Challenge 3: explainability and accountability

If AI influences which cases are opened or escalated, regulators need strong governance: audit logs, documented thresholds, and clear human responsibility for key decisions. In mature enforcement environments, these are not optional; they are what protects legitimacy.

11) Why this matters globally: Korea is building a “regtech enforcement stack”

Many jurisdictions talk about crypto oversight. South Korea is implementing a stack that resembles how modern market integrity is maintained elsewhere: continuous monitoring, tighter exchange duties, and stronger internal-control expectations.

What makes Korea’s approach noteworthy is the layered roadmap: window extraction, network detection, and broader signal sources that connect behavior to coordinated promotion. If it works, it becomes a template—especially for jurisdictions where retail participation is high and market abuse tends to target smaller assets.

The big picture

The era of “crypto is too fast to police” is ending. Not because manipulation has become simpler—but because regulators are adopting machine-speed screening that narrows the gap between suspicious behavior and intervention.

FAQ

Is South Korea using AI only for crypto enforcement?

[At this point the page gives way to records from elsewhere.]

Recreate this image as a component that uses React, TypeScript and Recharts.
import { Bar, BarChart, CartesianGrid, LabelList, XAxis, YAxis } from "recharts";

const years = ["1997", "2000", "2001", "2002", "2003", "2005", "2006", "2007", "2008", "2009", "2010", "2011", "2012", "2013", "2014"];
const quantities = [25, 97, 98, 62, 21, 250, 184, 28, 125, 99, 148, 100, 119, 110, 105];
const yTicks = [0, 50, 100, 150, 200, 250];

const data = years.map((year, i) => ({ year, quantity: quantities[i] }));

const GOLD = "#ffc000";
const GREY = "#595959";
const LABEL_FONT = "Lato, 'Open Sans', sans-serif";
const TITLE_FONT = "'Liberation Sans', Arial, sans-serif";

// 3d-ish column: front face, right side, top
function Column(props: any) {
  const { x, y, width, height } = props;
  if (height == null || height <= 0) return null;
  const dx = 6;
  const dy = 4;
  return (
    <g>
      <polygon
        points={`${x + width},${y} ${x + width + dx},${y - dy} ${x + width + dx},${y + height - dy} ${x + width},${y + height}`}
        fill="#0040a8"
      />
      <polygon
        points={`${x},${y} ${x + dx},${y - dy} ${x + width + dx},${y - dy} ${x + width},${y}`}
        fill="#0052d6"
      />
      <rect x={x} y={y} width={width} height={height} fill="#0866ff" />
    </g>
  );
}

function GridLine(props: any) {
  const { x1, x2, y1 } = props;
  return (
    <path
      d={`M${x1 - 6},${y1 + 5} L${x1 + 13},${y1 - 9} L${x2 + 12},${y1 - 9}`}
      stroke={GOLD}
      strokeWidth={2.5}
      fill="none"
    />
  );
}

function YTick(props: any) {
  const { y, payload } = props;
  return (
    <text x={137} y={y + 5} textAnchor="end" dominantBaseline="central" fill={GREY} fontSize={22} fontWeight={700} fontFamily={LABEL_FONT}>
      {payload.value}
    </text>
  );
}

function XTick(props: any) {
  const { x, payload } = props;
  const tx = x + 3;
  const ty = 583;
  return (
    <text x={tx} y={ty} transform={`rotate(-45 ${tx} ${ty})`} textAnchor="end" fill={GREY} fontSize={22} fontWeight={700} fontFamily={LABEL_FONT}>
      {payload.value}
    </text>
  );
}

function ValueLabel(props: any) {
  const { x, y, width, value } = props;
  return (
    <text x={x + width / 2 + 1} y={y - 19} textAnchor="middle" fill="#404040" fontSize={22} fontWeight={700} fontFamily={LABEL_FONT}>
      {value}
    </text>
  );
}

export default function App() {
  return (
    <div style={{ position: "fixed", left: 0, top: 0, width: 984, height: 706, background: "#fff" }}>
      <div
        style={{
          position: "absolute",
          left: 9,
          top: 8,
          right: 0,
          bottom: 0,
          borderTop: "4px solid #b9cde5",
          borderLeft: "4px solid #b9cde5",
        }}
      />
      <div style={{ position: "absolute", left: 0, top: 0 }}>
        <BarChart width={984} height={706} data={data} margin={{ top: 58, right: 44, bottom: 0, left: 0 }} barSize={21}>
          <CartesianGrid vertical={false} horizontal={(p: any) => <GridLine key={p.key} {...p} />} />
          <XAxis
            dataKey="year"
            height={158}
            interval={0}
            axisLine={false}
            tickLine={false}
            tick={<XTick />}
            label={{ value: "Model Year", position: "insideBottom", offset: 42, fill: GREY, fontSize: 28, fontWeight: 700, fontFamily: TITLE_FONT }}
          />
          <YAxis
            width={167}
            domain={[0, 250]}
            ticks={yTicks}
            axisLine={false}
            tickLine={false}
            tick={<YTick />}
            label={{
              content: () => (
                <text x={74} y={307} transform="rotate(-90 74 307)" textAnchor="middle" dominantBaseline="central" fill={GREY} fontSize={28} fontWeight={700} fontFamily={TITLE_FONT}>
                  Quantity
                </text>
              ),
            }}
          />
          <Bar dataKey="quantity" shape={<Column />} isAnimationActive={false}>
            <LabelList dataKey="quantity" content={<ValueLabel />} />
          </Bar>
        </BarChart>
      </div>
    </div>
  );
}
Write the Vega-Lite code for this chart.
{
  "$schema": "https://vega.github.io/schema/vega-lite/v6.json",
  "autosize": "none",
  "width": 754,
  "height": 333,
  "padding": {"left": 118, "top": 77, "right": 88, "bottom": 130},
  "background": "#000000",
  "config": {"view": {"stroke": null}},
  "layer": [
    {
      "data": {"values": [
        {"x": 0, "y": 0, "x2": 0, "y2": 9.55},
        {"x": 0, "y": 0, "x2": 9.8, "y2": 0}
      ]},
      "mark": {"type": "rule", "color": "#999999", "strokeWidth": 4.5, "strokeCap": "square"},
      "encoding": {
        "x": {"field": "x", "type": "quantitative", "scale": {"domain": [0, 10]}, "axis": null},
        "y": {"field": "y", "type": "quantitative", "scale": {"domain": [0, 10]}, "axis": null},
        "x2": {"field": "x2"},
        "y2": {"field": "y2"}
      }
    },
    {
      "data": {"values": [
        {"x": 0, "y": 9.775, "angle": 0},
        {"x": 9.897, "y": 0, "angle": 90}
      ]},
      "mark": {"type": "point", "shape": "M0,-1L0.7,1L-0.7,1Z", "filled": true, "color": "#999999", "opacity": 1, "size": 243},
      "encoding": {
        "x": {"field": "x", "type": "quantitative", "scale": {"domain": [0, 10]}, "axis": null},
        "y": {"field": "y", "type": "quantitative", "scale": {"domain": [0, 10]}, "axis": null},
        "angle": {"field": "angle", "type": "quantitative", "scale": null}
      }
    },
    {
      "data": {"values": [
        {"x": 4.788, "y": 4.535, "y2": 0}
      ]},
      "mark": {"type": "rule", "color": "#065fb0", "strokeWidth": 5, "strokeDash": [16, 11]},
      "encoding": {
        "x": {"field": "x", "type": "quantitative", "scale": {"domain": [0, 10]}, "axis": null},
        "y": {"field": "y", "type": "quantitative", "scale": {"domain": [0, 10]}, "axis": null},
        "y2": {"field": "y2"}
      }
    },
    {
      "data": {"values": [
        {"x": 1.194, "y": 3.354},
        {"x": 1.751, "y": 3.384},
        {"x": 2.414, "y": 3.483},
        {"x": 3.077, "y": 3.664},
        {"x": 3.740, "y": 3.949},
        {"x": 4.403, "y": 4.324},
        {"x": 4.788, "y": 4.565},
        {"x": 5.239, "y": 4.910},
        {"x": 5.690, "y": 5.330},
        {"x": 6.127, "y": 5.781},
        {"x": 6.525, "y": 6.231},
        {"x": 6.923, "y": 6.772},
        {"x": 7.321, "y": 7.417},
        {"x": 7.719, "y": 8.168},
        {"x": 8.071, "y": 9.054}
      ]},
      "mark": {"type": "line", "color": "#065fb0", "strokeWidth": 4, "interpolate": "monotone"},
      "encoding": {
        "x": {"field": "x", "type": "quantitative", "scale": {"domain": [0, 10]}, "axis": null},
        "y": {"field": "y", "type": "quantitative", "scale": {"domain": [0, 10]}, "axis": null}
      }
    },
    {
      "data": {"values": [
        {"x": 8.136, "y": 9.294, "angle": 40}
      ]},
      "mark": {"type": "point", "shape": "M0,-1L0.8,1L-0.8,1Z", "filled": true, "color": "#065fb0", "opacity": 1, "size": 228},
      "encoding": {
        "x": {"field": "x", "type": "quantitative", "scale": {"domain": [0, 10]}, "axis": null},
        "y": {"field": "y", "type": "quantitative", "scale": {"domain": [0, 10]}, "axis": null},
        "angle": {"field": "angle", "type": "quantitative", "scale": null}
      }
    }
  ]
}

No. Authorities are also deploying AI-driven monitoring to strengthen early detection of unfair trading in capital markets by analyzing online content signals alongside price data, then escalating human review when risk scores are high.

What is VISTA in plain language?

VISTA is described as a trading analysis and surveillance platform designed to process large volumes of crypto trading data, flag abnormal patterns, and visualize behavior for investigations—now enhanced with AI to automatically identify suspicious manipulation windows.

Does AI surveillance guarantee crypto is “safe” for investors?

No. Surveillance can reduce certain forms of market abuse and improve enforcement speed, but crypto remains volatile and risky. Good policy reduces harm; it does not remove risk.

What should exchanges prioritize in response?

Stronger internal controls, evidence-grade logs, continuous monitoring, fast escalation workflows, and consistent listing governance—especially for thin assets prone to manipulation.